This talk covers methods of evaluating AI Agents, with an example of how we built evaluation frameworks for a user-facing AI Agent system that has been in production for almost two years. We share a centralized testing framework that can be reused across different GenAI products and quickly customized. We cover the tools and frameworks we use (and tradeoffs we considered), including LLM-as-Judge, rules-based evaluations, and ML metrics, and how to choose among them. Attendees will leave with concrete patterns for test dataset creation, tracing and evaluation for live apps, offline evals, scoring and roll-up, and using evaluations to improve their software.
Interview:
What is your session about, and why is it important for senior software developers?

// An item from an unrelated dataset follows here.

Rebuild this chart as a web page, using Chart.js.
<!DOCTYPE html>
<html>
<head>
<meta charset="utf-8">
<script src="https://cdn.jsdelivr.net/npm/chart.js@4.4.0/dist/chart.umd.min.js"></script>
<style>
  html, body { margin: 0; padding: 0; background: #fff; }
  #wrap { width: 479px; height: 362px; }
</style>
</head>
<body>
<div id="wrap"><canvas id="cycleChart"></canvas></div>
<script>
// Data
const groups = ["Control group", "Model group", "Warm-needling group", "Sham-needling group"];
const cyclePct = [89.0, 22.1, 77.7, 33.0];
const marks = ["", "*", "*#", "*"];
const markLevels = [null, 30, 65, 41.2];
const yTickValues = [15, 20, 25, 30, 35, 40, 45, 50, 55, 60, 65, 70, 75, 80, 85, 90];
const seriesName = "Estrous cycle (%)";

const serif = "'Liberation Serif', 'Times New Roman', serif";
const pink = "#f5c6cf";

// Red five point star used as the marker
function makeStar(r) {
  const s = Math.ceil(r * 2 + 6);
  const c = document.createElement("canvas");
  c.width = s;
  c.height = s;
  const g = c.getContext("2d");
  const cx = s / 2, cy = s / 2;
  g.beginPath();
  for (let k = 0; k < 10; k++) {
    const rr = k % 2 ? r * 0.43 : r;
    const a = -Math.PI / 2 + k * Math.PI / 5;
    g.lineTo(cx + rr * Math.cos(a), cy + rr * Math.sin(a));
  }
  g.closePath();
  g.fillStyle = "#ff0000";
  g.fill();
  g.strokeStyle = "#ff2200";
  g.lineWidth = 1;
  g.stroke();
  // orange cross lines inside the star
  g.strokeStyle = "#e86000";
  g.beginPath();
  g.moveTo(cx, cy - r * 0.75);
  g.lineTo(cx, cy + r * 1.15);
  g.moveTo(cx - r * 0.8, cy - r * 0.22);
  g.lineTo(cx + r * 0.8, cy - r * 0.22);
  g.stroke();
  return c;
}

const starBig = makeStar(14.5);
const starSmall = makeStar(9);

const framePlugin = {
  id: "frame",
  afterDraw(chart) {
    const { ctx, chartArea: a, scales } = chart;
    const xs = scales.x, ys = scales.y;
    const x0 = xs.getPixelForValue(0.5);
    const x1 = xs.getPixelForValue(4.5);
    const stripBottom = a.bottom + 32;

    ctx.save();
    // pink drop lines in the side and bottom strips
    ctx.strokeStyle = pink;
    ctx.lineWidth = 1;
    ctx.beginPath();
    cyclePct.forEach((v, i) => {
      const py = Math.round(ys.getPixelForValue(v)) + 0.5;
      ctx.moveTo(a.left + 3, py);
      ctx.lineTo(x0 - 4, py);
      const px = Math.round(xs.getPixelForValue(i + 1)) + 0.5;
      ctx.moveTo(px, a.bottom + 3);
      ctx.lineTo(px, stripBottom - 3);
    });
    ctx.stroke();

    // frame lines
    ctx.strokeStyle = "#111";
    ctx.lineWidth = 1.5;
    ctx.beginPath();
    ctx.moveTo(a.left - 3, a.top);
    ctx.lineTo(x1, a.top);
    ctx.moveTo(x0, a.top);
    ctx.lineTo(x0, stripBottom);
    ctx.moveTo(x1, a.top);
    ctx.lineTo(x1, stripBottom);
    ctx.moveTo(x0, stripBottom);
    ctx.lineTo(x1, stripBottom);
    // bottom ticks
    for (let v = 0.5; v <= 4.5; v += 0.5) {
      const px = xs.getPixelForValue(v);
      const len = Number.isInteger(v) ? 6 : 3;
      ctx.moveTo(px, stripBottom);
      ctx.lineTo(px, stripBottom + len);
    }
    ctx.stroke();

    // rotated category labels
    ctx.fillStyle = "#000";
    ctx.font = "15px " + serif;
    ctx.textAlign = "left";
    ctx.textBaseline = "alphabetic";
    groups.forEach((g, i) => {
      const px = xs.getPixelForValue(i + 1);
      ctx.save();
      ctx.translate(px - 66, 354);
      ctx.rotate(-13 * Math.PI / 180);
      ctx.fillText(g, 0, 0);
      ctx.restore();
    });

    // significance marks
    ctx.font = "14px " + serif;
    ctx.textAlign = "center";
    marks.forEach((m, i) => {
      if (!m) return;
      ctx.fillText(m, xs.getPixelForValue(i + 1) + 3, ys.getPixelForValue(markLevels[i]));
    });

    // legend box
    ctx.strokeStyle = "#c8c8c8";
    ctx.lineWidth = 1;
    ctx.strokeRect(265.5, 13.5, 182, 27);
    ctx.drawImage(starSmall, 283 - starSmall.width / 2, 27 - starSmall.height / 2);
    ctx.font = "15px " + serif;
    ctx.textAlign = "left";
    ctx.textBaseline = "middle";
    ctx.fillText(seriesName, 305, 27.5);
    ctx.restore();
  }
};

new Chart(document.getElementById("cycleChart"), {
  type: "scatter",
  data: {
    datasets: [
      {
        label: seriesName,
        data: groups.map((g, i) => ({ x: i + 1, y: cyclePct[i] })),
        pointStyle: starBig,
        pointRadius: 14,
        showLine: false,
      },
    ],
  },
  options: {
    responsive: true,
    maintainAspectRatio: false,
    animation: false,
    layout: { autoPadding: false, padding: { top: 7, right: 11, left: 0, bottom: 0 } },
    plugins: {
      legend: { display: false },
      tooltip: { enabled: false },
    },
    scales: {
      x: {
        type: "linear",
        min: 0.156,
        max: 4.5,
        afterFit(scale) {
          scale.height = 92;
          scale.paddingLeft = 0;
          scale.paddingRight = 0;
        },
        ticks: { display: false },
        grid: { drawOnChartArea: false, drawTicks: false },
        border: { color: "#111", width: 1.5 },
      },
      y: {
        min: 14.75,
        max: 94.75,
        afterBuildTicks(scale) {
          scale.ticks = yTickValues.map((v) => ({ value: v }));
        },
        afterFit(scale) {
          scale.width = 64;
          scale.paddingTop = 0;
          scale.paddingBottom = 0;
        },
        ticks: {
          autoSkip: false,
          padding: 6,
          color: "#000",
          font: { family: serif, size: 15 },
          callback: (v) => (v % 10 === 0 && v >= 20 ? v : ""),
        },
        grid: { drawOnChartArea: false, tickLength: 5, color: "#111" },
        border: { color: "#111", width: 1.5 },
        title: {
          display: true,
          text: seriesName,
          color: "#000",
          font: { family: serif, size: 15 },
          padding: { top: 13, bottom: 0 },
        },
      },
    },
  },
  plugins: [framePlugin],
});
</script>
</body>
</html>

Evaluating AI features and catching regressions before they reach users is a core part of building trust in your AI products. However, evaluations work differently from typical unit tests. This session covers the building blocks of Agentic AI evaluations, as well as how Elastic internally has created reusable evals that can be applied and customized for different AI products.
What's one thing you hope attendees will implement immediately after your talk?
If you haven't already, implement tracing and monitoring for your production AI workflow, and create or revisit your evaluation datasets.
What makes QCon stand out as a conference for senior software professionals?
I attended QCon SF before as a Track Host and met so many amazing speakers and attendees. I like that the tracks are curated, so that the topics are timely and high quality.
Speaker
Susan Chang
Principal Data Scientist @Elastic
Susan Shu Chang is a Principal Data Scientist at Elastic, where she leads work on production-grade machine learning, including generative AI and agentic workflows. She is also an internationally recognized speaker, O'Reilly author, and keynote presenter at major global technical conferences.